Geospatial machine learning software provider Picterra has launched a new data curation and exploration technology that allows users to get a better understanding of their datasets and improve model accuracy.
According to the company, this industry-first innovation enables organizations and Artificial Intelligence (AI) teams to get automated insights into their dataset and build more robust models with lower annotation costs.
The company said that visualizing data is the first step in any Machine Learning (ML) workflow and can often be challenging to perform when working with large and complex aerial imagery on a global scale.
Picterra’s Data Exploration Report is an innovation that can help users reveal visual patterns in their data and provide key insights for better and more robust detectors.

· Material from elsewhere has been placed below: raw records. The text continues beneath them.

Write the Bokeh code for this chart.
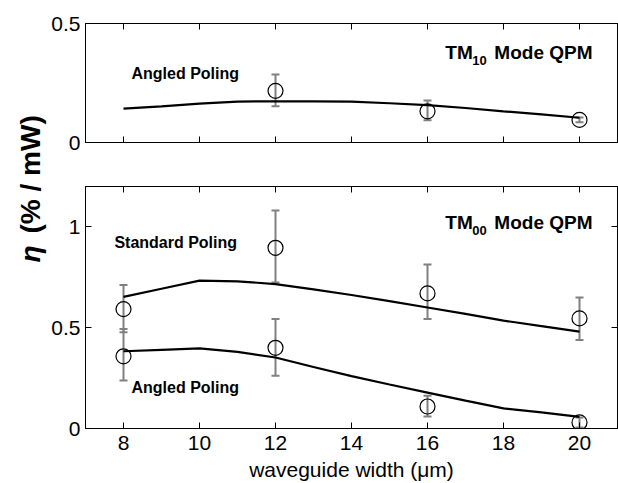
import numpy as np
from bokeh.plotting import figure
from bokeh.models import (Range1d, LinearAxis, FixedTicker, Whisker, TeeHead,
                          ColumnDataSource, Label)
from bokeh.layouts import row, column
from bokeh.embed import file_html
from bokeh.resources import INLINE

# ---------------- data ----------------
x_ticks = [8, 10, 12, 14, 16, 18, 20]
fit_x = [8, 9, 10, 11, 12, 13, 14, 15, 16, 17, 18, 19, 20]

# TM10 mode QPM, angled poling (top panel)
tm10_x = [12, 16, 20]
tm10_eta = [0.217, 0.131, 0.095]
tm10_lo = [0.152, 0.093, 0.085]
tm10_hi = [0.286, 0.176, 0.105]
tm10_fit = [0.142, 0.152, 0.163, 0.172, 0.173, 0.173, 0.172, 0.165, 0.157,
            0.145, 0.131, 0.118, 0.104]

# TM00 mode QPM, standard poling (bottom panel)
std_x = [8, 12, 16, 20]
std_eta = [0.592, 0.896, 0.670, 0.546]
std_lo = [0.477, 0.724, 0.543, 0.439]
std_hi = [0.711, 1.081, 0.813, 0.650]
std_fit = [0.653, 0.693, 0.733, 0.730, 0.716, 0.690, 0.662, 0.632, 0.600,
           0.568, 0.535, 0.508, 0.480]

# TM00 mode QPM, angled poling (bottom panel)
ang_x = [8, 12, 16, 20]
ang_eta = [0.358, 0.400, 0.109, 0.030]
ang_lo = [0.238, 0.262, 0.059, 0.005]
ang_hi = [0.494, 0.543, 0.163, 0.055]
ang_fit = [0.383, 0.390, 0.397, 0.380, 0.352, 0.305, 0.260, 0.218, 0.178,
           0.138, 0.100, 0.080, 0.058]

top_yticks = [0, 0.5]
bot_yticks = [0, 0.5, 1]

FONT = "Liberation Sans"
ERR = "#808080"
TICK_FS = "21px"
LAB_W = 48


def style_axis(ax, ticks, show_labels):
    ax.ticker = FixedTicker(ticks=ticks)
    ax.axis_line_color = "black"
    ax.axis_line_width = 1
    ax.major_tick_in = 6
    ax.major_tick_out = 0
    ax.major_tick_line_color = "black"
    ax.minor_tick_line_color = None
    ax.major_label_text_font = FONT
    ax.major_label_text_color = "black"
    if show_labels:
        ax.major_label_text_font_size = TICK_FS
    else:
        ax.major_label_text_font_size = "1px"
        ax.major_label_text_color = None
        ax.major_label_standoff = 0


def frame_axes(p, yticks, show_x_labels):
    p.grid.visible = False
    p.outline_line_color = "black"
    p.outline_line_width = 1
    p.background_fill_color = "white"
    p.border_fill_color = "white"
    bottom_ax = p.below[0]
    left_ax = p.left[0]
    top_ax = LinearAxis()
    right_ax = LinearAxis()
    p.add_layout(top_ax, "above")
    p.add_layout(right_ax, "right")
    style_axis(bottom_ax, x_ticks, show_x_labels)
    style_axis(top_ax, x_ticks, False)
    style_axis(left_ax, yticks, True)
    style_axis(right_ax, yticks, False)
    left_ax.major_label_standoff = 5
    bottom_ax.major_label_standoff = 7
    return bottom_ax


def add_series(p, xs, ys, lo, hi, fx, fy):
    src = ColumnDataSource(dict(x=xs, y=ys, lo=lo, hi=hi))
    w = Whisker(base="x", upper="hi", lower="lo", source=src,
                line_color=ERR, line_width=2,
                upper_head=TeeHead(size=8, line_color=ERR, line_width=2),
                lower_head=TeeHead(size=8, line_color=ERR, line_width=2))
    p.add_layout(w)
    p.line(fx, fy, line_color="black", line_width=2.2)
    p.scatter("x", "y", source=src, marker="circle", size=15,
              fill_color=None, line_color="black", line_width=1.2)


def tm_label(p, x, y, sub):
    p.add_layout(Label(x=x, y=y, text="TM", text_font=FONT, text_font_style="bold",
                       text_font_size="19px", text_baseline="middle", text_color="black"))
    p.add_layout(Label(x=x, y=y, x_offset=27, y_offset=-8, text=sub, text_font=FONT,
                       text_font_style="bold", text_font_size="13px",
                       text_baseline="middle", text_color="black"))
    p.add_layout(Label(x=x, y=y, x_offset=49, text="Mode QPM", text_font=FONT,
                       text_font_style="bold", text_font_size="19px",
                       text_baseline="middle", text_color="black"))


def txt(p, x, y, s):
    p.add_layout(Label(x=x, y=y, text=s, text_font=FONT, text_font_style="bold",
                       text_font_size="16px", text_baseline="middle", text_color="black"))


PW = 618 - LAB_W
MBL = 85 - LAB_W

# ---------------- top panel ----------------
top = figure(width=PW, height=164, x_range=Range1d(7, 21), y_range=Range1d(0, 0.5),
             output_backend="svg", toolbar_location=None,
             min_border_left=MBL, min_border_right=1, min_border_top=23, min_border_bottom=22)
frame_axes(top, top_yticks, False)
add_series(top, tm10_x, tm10_eta, tm10_lo, tm10_hi, fit_x, tm10_fit)
txt(top, 8.21, 0.29, "Angled Poling")
tm_label(top, 16.47, 0.38, "10")

# ---------------- bottom panel ----------------
bot = figure(width=PW, height=319, x_range=Range1d(7, 21), y_range=Range1d(0, 1.2),
             output_backend="svg", toolbar_location=None,
             min_border_left=MBL, min_border_right=1, min_border_top=22, min_border_bottom=55)
xax = frame_axes(bot, bot_yticks, True)
xax.axis_label = "waveguide width (\u03bcm)"
xax.axis_label_text_font = FONT
xax.axis_label_text_font_size = TICK_FS
xax.axis_label_text_font_style = "normal"
xax.axis_label_text_color = "black"
xax.axis_label_standoff = 5
add_series(bot, std_x, std_eta, std_lo, std_hi, fit_x, std_fit)
add_series(bot, ang_x, ang_eta, ang_lo, ang_hi, fit_x, ang_fit)
txt(bot, 7.76, 0.921, "Standard Poling")
txt(bot, 8.21, 0.203, "Angled Poling")
tm_label(bot, 16.47, 1.02, "00")

# ---------------- y label column ----------------
lab = figure(width=LAB_W, height=483, x_range=Range1d(0, LAB_W), y_range=Range1d(0, 483),
             output_backend="svg", toolbar_location=None, x_axis_type=None,
             y_axis_type=None, min_border=0, min_border_left=0, min_border_right=0,
             min_border_top=0, min_border_bottom=0)
lab.grid.visible = False
lab.outline_line_color = None
lab.add_layout(Label(x=30, y=221, text="\u03b7", angle=np.pi / 2, text_font=FONT,
                     text_font_style="bold italic", text_font_size="28px",
                     text_align="left", text_baseline="middle", text_color="black"))
lab.add_layout(Label(x=30, y=250, text="(% / mW)", angle=np.pi / 2, text_font=FONT,
                     text_font_style="bold", text_font_size="28px",
                     text_align="left", text_baseline="middle", text_color="black"))

layout = row(lab, column(top, bot))
open("out.html", "w").write(file_html(layout, INLINE))
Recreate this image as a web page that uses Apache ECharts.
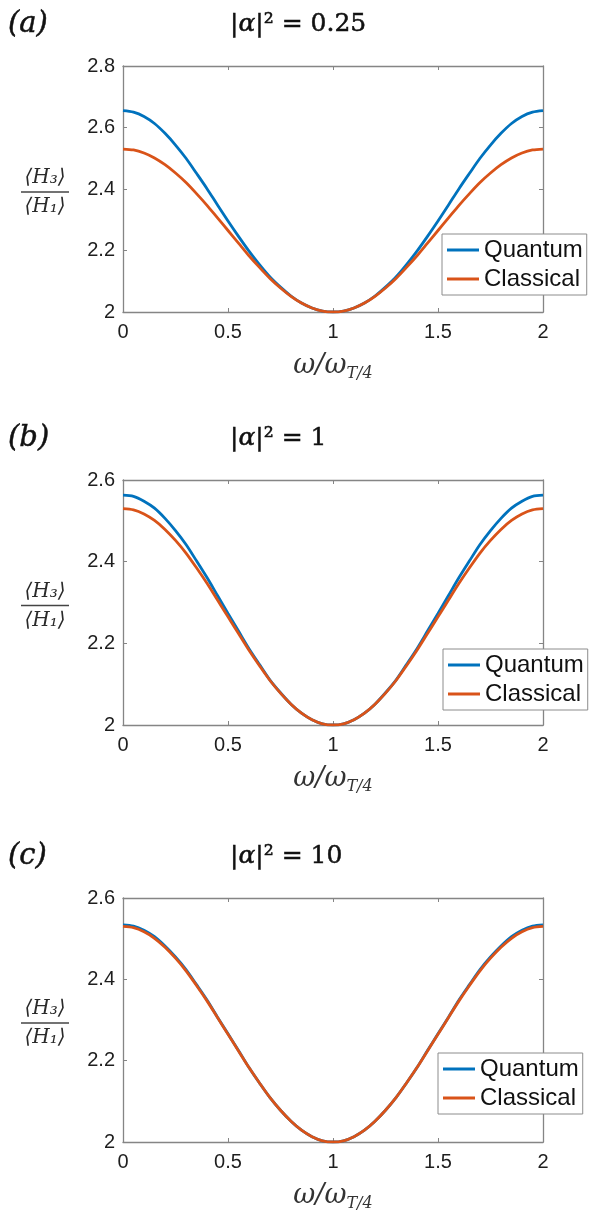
<!DOCTYPE html>
<html>
<head>
<meta charset="utf-8">
<script src="https://cdn.jsdelivr.net/npm/echarts@6/dist/echarts.min.js"></script>
<style>
  html, body { margin: 0; padding: 0; background: #fff; }
  #chart { width: 589px; height: 1214px; }
</style>
</head>
<body>
<div id="chart"></div>
<script>
// values
const omega = [0, 0.05, 0.1, 0.15, 0.2, 0.25, 0.3, 0.35, 0.4, 0.45, 0.5, 0.55, 0.6, 0.65, 0.7, 0.75, 0.8, 0.85, 0.9, 0.95, 1,
  1.05, 1.1, 1.15, 1.2, 1.25, 1.3, 1.35, 1.4, 1.45, 1.5, 1.55, 1.6, 1.65, 1.7, 1.75, 1.8, 1.85, 1.9, 1.95, 2];
const classical = [2.530, 2.527, 2.517, 2.501, 2.479, 2.452, 2.421, 2.385, 2.347, 2.306, 2.265, 2.224, 2.183, 2.145, 2.109, 2.078, 2.051, 2.029, 2.013, 2.003, 2.000,
  2.003, 2.013, 2.029, 2.051, 2.078, 2.109, 2.145, 2.183, 2.224, 2.265, 2.306, 2.347, 2.385, 2.421, 2.452, 2.479, 2.501, 2.517, 2.527, 2.530];
const quantumA = [2.655, 2.650, 2.636, 2.613, 2.581, 2.543, 2.500, 2.451, 2.401, 2.348, 2.296, 2.246, 2.198, 2.154, 2.114, 2.081, 2.052, 2.029, 2.013, 2.003, 2.000,
  2.003, 2.013, 2.029, 2.052, 2.081, 2.114, 2.154, 2.198, 2.246, 2.296, 2.348, 2.401, 2.451, 2.500, 2.543, 2.581, 2.613, 2.636, 2.650, 2.655];
const quantumB = [2.563, 2.560, 2.548, 2.531, 2.506, 2.476, 2.442, 2.402, 2.361, 2.317, 2.273, 2.230, 2.187, 2.148, 2.110, 2.079, 2.051, 2.029, 2.013, 2.003, 2.000,
  2.003, 2.013, 2.029, 2.051, 2.079, 2.110, 2.148, 2.187, 2.230, 2.273, 2.317, 2.361, 2.402, 2.442, 2.476, 2.506, 2.531, 2.548, 2.560, 2.563];
const quantumC = [2.534, 2.531, 2.521, 2.505, 2.482, 2.455, 2.424, 2.387, 2.349, 2.307, 2.266, 2.225, 2.183, 2.145, 2.109, 2.078, 2.051, 2.029, 2.013, 2.003, 2.000,
  2.003, 2.013, 2.029, 2.051, 2.078, 2.109, 2.145, 2.183, 2.225, 2.266, 2.307, 2.349, 2.387, 2.424, 2.455, 2.482, 2.505, 2.521, 2.531, 2.534];
const seriesNames = ['Quantum', 'Classical'];
const panelLetters = ['(a)', '(b)', '(c)'];
const panelTitles = ['|α|² = 0.25', '|α|² = 1', '|α|² = 10'];
const yMin = [2, 2, 2];
const yMax = [2.8, 2.6, 2.6];

// layout (pixels)
const GRID_LEFT = 123, GRID_WIDTH = 420;
const panelTop = [66, 480, 898];
const panelHeight = [246, 245, 244];
const legendPos = [[442, 234], [443, 649], [438, 1053]];

const BLUE = '#0072BD', RED = '#D95319', AXIS = '#858585';
const SANS = '"Liberation Sans", Arial, sans-serif';
const SERIF = '"DejaVu Serif", "Liberation Serif", serif';

const chart = echarts.init(document.getElementById('chart'), null, { renderer: 'canvas' });
const quantum = [quantumA, quantumB, quantumC];
const pairs = (ys) => omega.map((x, i) => [x, ys[i]]);

const grid = [], xAxis = [], yAxis = [], series = [], legend = [], graphic = [];

panelTop.forEach((top, i) => {
  const h = panelHeight[i];
  grid.push({ left: GRID_LEFT, top: top, width: GRID_WIDTH, height: h });

  const line = { show: true, onZero: false, lineStyle: { color: AXIS, width: 1.3 } };
  const tick = { show: true, inside: true, length: 4, lineStyle: { color: AXIS } };
  const label = { fontFamily: SANS, fontSize: 20, color: '#1e1e1e' };

  xAxis.push({
    gridIndex: i, type: 'value', min: 0, max: 2, interval: 0.5, position: 'bottom',
    axisLine: line, axisTick: tick, splitLine: { show: false },
    axisLabel: Object.assign({ margin: 10, formatter: (v) => String(v) }, label),
    name: '{m|ω/ω}{s|T/4}', nameLocation: 'middle', nameGap: 38,
    nameTextStyle: {
      rich: {
        m: { fontFamily: SERIF, fontStyle: 'italic', fontSize: 27, color: '#333', lineHeight: 32 },
        s: { fontFamily: SERIF, fontStyle: 'italic', fontSize: 16, color: '#333', lineHeight: 17, verticalAlign: 'bottom' },
      },
    },
  });
  xAxis.push({
    gridIndex: i, type: 'value', min: 0, max: 2, interval: 0.5, position: 'top',
    axisLine: line, axisTick: tick, splitLine: { show: false }, axisLabel: { show: false },
  });
  yAxis.push({
    gridIndex: i, type: 'value', min: yMin[i], max: yMax[i], interval: 0.2, position: 'left',
    axisLine: line, axisTick: tick, splitLine: { show: false },
    axisLabel: Object.assign({ margin: 8, formatter: (v) => String(+v.toFixed(1)) }, label),
  });
  yAxis.push({
    gridIndex: i, type: 'value', min: yMin[i], max: yMax[i], interval: 0.2, position: 'right',
    axisLine: line, axisTick: tick, splitLine: { show: false }, axisLabel: { show: false },
  });

  series.push({
    name: seriesNames[0], type: 'line', xAxisIndex: 2 * i, yAxisIndex: 2 * i,
    data: pairs(quantum[i]), showSymbol: false, smooth: 0.3, z: 2,
    lineStyle: { color: BLUE, width: 2.8 }, itemStyle: { color: BLUE },
  });
  series.push({
    name: seriesNames[1], type: 'line', xAxisIndex: 2 * i, yAxisIndex: 2 * i,
    data: pairs(classical), showSymbol: false, smooth: 0.3, z: 3,
    lineStyle: { color: RED, width: 2.8 }, itemStyle: { color: RED },
  });

  legend.push({
    data: seriesNames, orient: 'vertical', selectedMode: false,
    left: legendPos[i][0], top: legendPos[i][1],
    icon: 'rect', itemWidth: 32, itemHeight: 3, itemGap: 5,
    padding: [4, 4, 4, 5],
    backgroundColor: '#fff', borderColor: '#8c8c8c', borderWidth: 1, z: 10,
    textStyle: { fontFamily: SANS, fontSize: 24, color: '#111' },
  });

  // panel letter, title and the y label fraction
  const cy = top + h / 2 + 3;
  const heavy = { fontFamily: SERIF, fill: '#111', stroke: '#111', lineWidth: 0.5 };
  graphic.push(
    { type: 'text', x: 8, y: top - 42, style: Object.assign({ text: panelLetters[i], fontStyle: 'italic', fontSize: 29, align: 'left', verticalAlign: 'middle' }, heavy) },
    { type: 'text', x: 230, y: top - 42, style: Object.assign({
        text: panelTitles[i].replace('α', '{i|α}'), fontSize: 25, align: 'left', verticalAlign: 'middle',
        rich: { i: { fontFamily: SERIF, fontStyle: 'italic', fontSize: 25, fill: '#111', stroke: '#111', lineWidth: 0.5 } },
      }, heavy) },
    { type: 'text', x: 45, y: cy - 14, style: { text: '⟨H₃⟩', fontFamily: SERIF, fontStyle: 'italic', fontSize: 20, fill: '#2a2a2a', align: 'center', verticalAlign: 'middle' } },
    { type: 'line', shape: { x1: 21, y1: cy, x2: 69, y2: cy }, style: { stroke: '#444', lineWidth: 1.3 } },
    { type: 'text', x: 45, y: cy + 15, style: { text: '⟨H₁⟩', fontFamily: SERIF, fontStyle: 'italic', fontSize: 20, fill: '#2a2a2a', align: 'center', verticalAlign: 'middle' } }
  );
});

chart.setOption({
  animation: false,
  backgroundColor: '#fff',
  grid: grid, xAxis: xAxis, yAxis: yAxis, series: series, legend: legend, graphic: graphic,
});
window.addEventListener('resize', function () { chart.resize(); });
</script>
</body>
</html>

“Dataset exploration is a game changer for Picterra users,” said Julien Rebetez, Chief Technology Officer at Picterra. “It’s the first in a series of advanced data curation tools that will enable users to effortlessly take the performance of their detectors to the next level.”
Accessible alongside the training report, the Data Exploration Report allows a quick assessment of the training coverage and identifies areas where the user should concentrate on future iterations.
- Improve dataset quality to ensure the data covers the variety of appearances of an object that will be seen during production (e.g., ‘building on grass’, ‘building on snow’, etc). Better datasets lead to better models.
- Ensure validation set is representative: By making sure the validation set covers the variety of the dataset, the validation score is more representative of how well the model will perform in production on new data.
- Data curation: distribute and focus annotation effort on the dataset’s most impactful images/regions.
The features are based on unsupervised learning and clustering techniques and allow a user to evaluate the distribution of their dataset. This is important because it allows users to spot ‘annotation gaps’ in their datasets.
The report divides large imagery into small tiles before grouping similar tiles together based on their visual similarity (e.g., forest, water, urban, etc). These tiles are then visualized within the interactive report allowing users to understand which regions are covered by the current training dataset and make adjustments where necessary.
Dataset exploration can also be used for ‘data curation’ approaches. This is when you have a team of annotators and you need to assign them to images to annotate. By selecting the region to annotate using the Dataset Exploration Report, you make sure that you distribute the annotation workforce as efficiently as possible because they will annotate regions that maximize the diversity of appearance covered by the dataset, resulting in more robust detectors.
The following client example, using satellite imagery from Morocco, shows how the Data Exploration Report can be used to solve real-world problems. The goal of the detector, in this case, was to identify man-made holes used for reforestation—a natural solution to both preserve and strengthen biodiversity and combat climate change.
Following the initial detector training the Data Exploration Report was able to identify missing training coverage where the detector was not taught what the holes do not look like. Therefore the addition of empty training areas within the identified region reduces the risk of a higher rate of false positive detections when the detector is run at scale. A similar process can also ensure better accuracy area coverage.